How quickly kings and peasants, millionaires and paupers, become a common, undistinguished crowd! But the hero, the poet, the saint, defy the ages and remain luminous and separate like stars. They—

"Waged contention with their time's decay,
And of the past are all that cannot pass away."

The soul, which makes man immortal, has alone the power to make him beneficent and beautiful.

But in this highest kind of man, in whom soul—that is, faith, hope, love, courage, intellect—is supreme, we Americans, who are on the crest of the topmost waves of the stream of tendency, are not rich. We have our popular heroes; but so has every petty people, every tribe its heroes. The dithyrambic prose in which it is the fashion to celebrate our conspicuous men has a hollow sound, very like cant. A marvelous development of wealth and numbers has taken place in America; but what American—poet, philosopher, scientist, warrior, ruler, saint—is there who can take his place with the foremost men of all this world? The American people seem still to be somewhat in the position of our new millionaires: their fortune is above them, overshadows, and oppresses them. They live in fine houses, and have common thoughts; they have costly libraries, and cheap culture; and their rich clothing poorly hides their coarse breeding. Nor does the tendency seem to be toward a nobler type of manhood.

The leaders of the Revolution, the framers of the Federal Constitution, the men who contended for State-rights, and still more those who led in the great struggle for human rights were of stronger and nobler mold than the politicians who now crowd the halls of Congress. The promise of a literature which a generation ago budded forth in New England was, it appears, delusive. What a sad book is not that recently issued from the press on the poets of America! It is the chapter on snakes in Ireland which we have all read,—there are none. And are not our literary men whom it is possible to admire and love either dead or old enough to die?

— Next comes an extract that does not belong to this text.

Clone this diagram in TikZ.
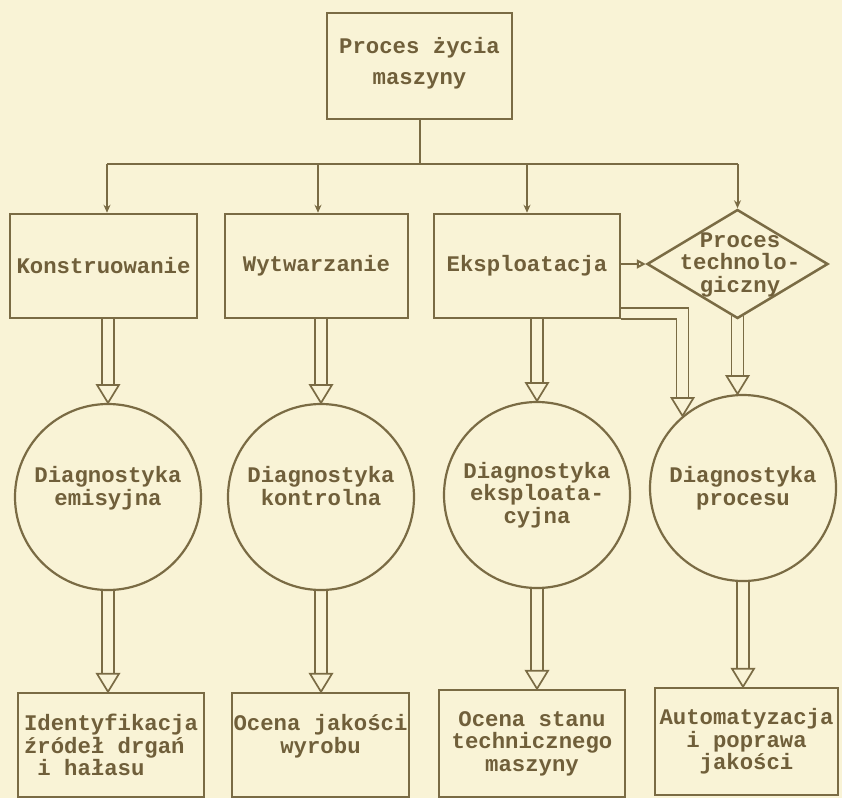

All this, however, need not be cause for discouragement, if in the generations which are springing up around us, and which are soon to enter upon the scene of active life, we could discover the boundless confidence, the high courage, the noble sentiments, which make the faults of youth more attractive than the formal virtues of a maturer age. But youth seems about to disappear from our life, to leave only children and men. For a true youth the age of chivalry has not passed, nor has the age of faith, nor the age of poetry, nor the age of aught that is godlike and ideal. To our young men, however, high thoughts and heroic sentiments are what they are to a railroad president or a bank cashier,—mere nonsense. Life for them is wholly prosaic and without illusions. They transform ideas into interests, faith into a speculation, and love into a financial transaction. They have no vague yearnings for what cannot be; hardly have they any passions. They are cold and calculating. They deny themselves, and do not believe in self-denial; they are active, and do not love labor; they are energetic, and have no enthusiasm; they approach life with the hard, mechanical thoughts with which a scientist studies matter. Their one idea is success, and success for them is money. Money means power, it means leisure, it means self-indulgence, it means display; it means, in a word, the thousand comforts and luxuries which, in their opinion, constitute the good of life.

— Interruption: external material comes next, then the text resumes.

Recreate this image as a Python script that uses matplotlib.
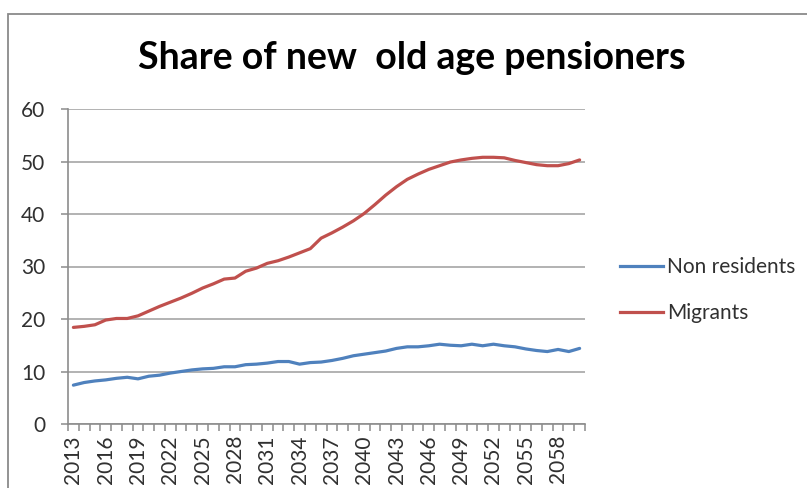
import matplotlib
matplotlib.use("Agg")
import matplotlib.pyplot as plt
from matplotlib.patches import Rectangle
from matplotlib.lines import Line2D

years = list(range(2013, 2061))
non_residents = [7.4, 7.9, 8.2, 8.4, 8.7, 8.9, 8.6, 9.1, 9.3, 9.7,
                 10.0, 10.3, 10.5, 10.6, 10.9, 10.9, 11.3, 11.4, 11.6, 11.9,
                 11.9, 11.4, 11.7, 11.8, 12.1, 12.5, 13.0, 13.3, 13.6, 13.9,
                 14.4, 14.7, 14.7, 14.9, 15.2, 15.0, 14.9, 15.2, 14.9, 15.2,
                 14.9, 14.7, 14.3, 14.0, 13.8, 14.2, 13.8, 14.4]
migrants = [18.4, 18.6, 18.9, 19.8, 20.1, 20.1, 20.6, 21.5, 22.4, 23.2,
            24.0, 24.9, 25.9, 26.7, 27.6, 27.8, 29.1, 29.7, 30.6, 31.1,
            31.8, 32.6, 33.4, 35.4, 36.4, 37.5, 38.7, 40.1, 41.8, 43.6,
            45.2, 46.6, 47.6, 48.5, 49.2, 49.9, 50.3, 50.6, 50.8, 50.8,
            50.7, 50.2, 49.8, 49.4, 49.2, 49.2, 49.6, 50.3]
series_names = ["Non residents", "Migrants"]
title = "Share of new  old age pensioners"
y_ticks = [0, 10, 20, 30, 40, 50, 60]

W, H = 807, 488
fig = plt.figure(figsize=(W / 100, H / 100), dpi=100)
fig.patch.set_facecolor("white")
font = "Lato"
txt_color = "#303030"

# outer chart border (extends beyond image at right/bottom)
border = Rectangle((8 / W, -0.2), 1.2, (H - 14) / H + 0.2, transform=fig.transFigure,
                   fill=False, edgecolor="#8a8a8a", linewidth=1.3, clip_on=False)
fig.patches.append(border)

ax = fig.add_axes([68 / W, (H - 424) / H, (585 - 68) / W, (424 - 109) / H])
x = list(range(len(years)))
blue = "#4F81BD"
red = "#C0504D"
ax.plot(x, non_residents, color=blue, linewidth=2.3, solid_capstyle="round", label=series_names[0])
ax.plot(x, migrants, color=red, linewidth=2.3, solid_capstyle="round", label=series_names[1])

ax.set_xlim(-0.5, len(years) - 0.5)
ax.set_ylim(0, 60)
ax.set_yticks(y_ticks)
ax.set_yticklabels([str(v) for v in y_ticks], fontsize=15, color=txt_color, family=font)
ax.yaxis.grid(True, color="#a6a6a6", linewidth=1.2)
ax.set_axisbelow(True)

lab_pos = x[::3]
ax.set_xticks(lab_pos)
ax.set_xticklabels([str(years[i]) for i in lab_pos], rotation=90, fontsize=15,
                   color=txt_color, family=font)
ax.set_xticks([i - 0.5 for i in range(len(years) + 1)], minor=True)
ax.tick_params(axis="x", which="major", length=0, pad=8)
ax.tick_params(axis="x", which="minor", length=5, width=1.1, color="#8c8c8c", direction="out")
ax.tick_params(axis="y", which="major", length=5, width=1.1, color="#8c8c8c", pad=11.5)

for s in ["top", "right"]:
    ax.spines[s].set_visible(False)
for s in ["left", "bottom"]:
    ax.spines[s].set_color("#8c8c8c")
    ax.spines[s].set_linewidth(1.2)

fig.text(412 / W, 1 - 58 / H, title, ha="center", va="center", fontsize=27,
         fontweight="bold", family=font, color="black")

leg = fig.legend(handles=[Line2D([], [], color=blue, lw=2.3), Line2D([], [], color=red, lw=2.3)],
                 labels=series_names, loc="center left", bbox_to_anchor=(620 / W, 1 - 290 / H),
                 frameon=False, handlelength=2.05, handletextpad=0.2, labelspacing=1.25,
                 borderpad=0, borderaxespad=0,
                 prop={"family": font, "size": 15})
for t in leg.get_texts():
    t.set_color(txt_color)

fig.savefig("out.png", dpi=100, facecolor="white")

In aristocratic societies the young have had a passion for distinction. They have held it to be an excellent thing to belong to a noble family, to occupy an elevated position, to wear the glittering badges of birth and of office. In ages of religious faith they have been smitten with the love of divine ideals; they have yearned for God, and given all the strength of their hearts to make his will prevail. But to our youth distinction of birth is fictitious, and God is problematic; and so they are left face to face with material aims and ends; and of such aims and ends money is the universal equivalent.

Now, it could not ever occur to me to think of denying that the basis of human life, individual and social, is material. Matter is part of our nature; we are bedded in it, and by it are nourished. It is the instrument we must use even when we think and love, when we hope and pray. Upon this foundation our spiritual being is built; upon this foundation our social welfare rests.

Concern for material interests is one of the chief causes of human progress; since nothing else so stimulates to effort, and effort is the law of growth. The savage who has no conception of money, but is satisfied with what Nature provides, remains forever a savage. Habits of industry, of order, of punctuality, of economy and thrift, are, to a great extent, the result of our money-getting propensities. Our material wants are more urgent, more irresistible; they press more constantly upon us than any other; and those whom they fail to rouse to exertion are, as a rule, hopelessly given over to indolence and sloth. In the stimulus of these lower needs, then, is found the impulse which drives men to labor; and without labor welfare is not possible.

The poor must work, if they would drink and eat;
The weak must work, if they in strength would grow;
The ignorant must work, if they would know;
The sad must work, if they sweet joy would meet.